Draper's former police chief, who was fired from his job in November, is now suing the city.
Bryan Roberts filed a lawsuit this week in 3rd District Court against Draper city and several John Does claiming that lies and defamatory statements made about him cost him the Provo police chief job, and then his job as Draper's chief after he complained to city officials about it.
Roberts claims that while state officials were conducting a background check on him as he prepared to accept an offer to become Provo's new police chief, at least two Draper officers provided "false and defamatory information" about him, the lawsuit states.
"Because of the false and defamatory information, Mr.
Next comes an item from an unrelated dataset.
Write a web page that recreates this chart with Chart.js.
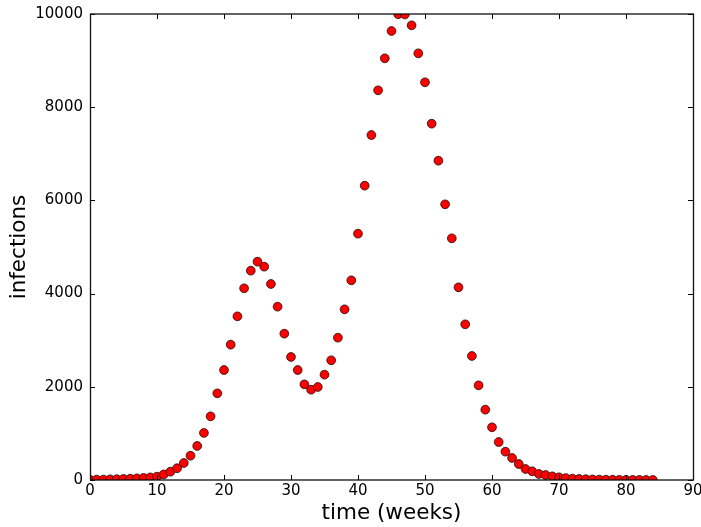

Roberts was forced to withdraw from consideration for the position of police chief with Provo city on or about August 9, 2017," according to the lawsuit.
After withdrawing his consideration to become Provo's chief, Roberts continued to have discussions with Draper's city manager "regarding the ongoing false and defamatory statements about him," the lawsuit states, and learned that the two officers who allegedly gave defamatory statements "openly boasted about their involvement in providing the false information."
Roberts "complained multiple times, in good faith" to the mayor and city manager that the officers "had violated Draper city’s policies prohibiting insubordination, engaging in conduct causing disruption in the workplace and improper release of personnel information about Mr. Roberts to nonemployees," the lawsuit states.
Then in November, by a vote of 4-0 with one councilwoman abstaining, the Draper City Council approved a resolution "terminating the employment" of Roberts. The resolution noted that Roberts, who had been Draper's chief since 2012, "is an at-will employee subject to termination with or without cause at any time" and "the Draper City Council finds it is in the best interest of the city to terminate Bryan Roberts’ employment, without cause."
Just eight months earlier, Roberts was recognized by the City Council for being named Chief of the Year for a midsized agency by the Utah Police Chiefs Association.
Roberts believes Draper officials violated the Utah Protection of Public Employees Act, which prohibits an employer from firing an employee because that employee "communicates in good faith … a violation or suspected violation of a law."
The lawsuit also mentions that while Roberts was chief, he "became aware of certain conduct by certain police officer which he believed was illegal, unethical, and/or involved the waste and/or misuse of public funds, property and/or manpower."
He also stated that two former officers were the ones who contacted the current officers who allegedly gave the defamatory statements. But the lawsuit does not state if any of those officers were the one that Roberts had concerns about.
Draper spokeswoman Meridene Alexander declined comment Wednesday, citing pending litigation.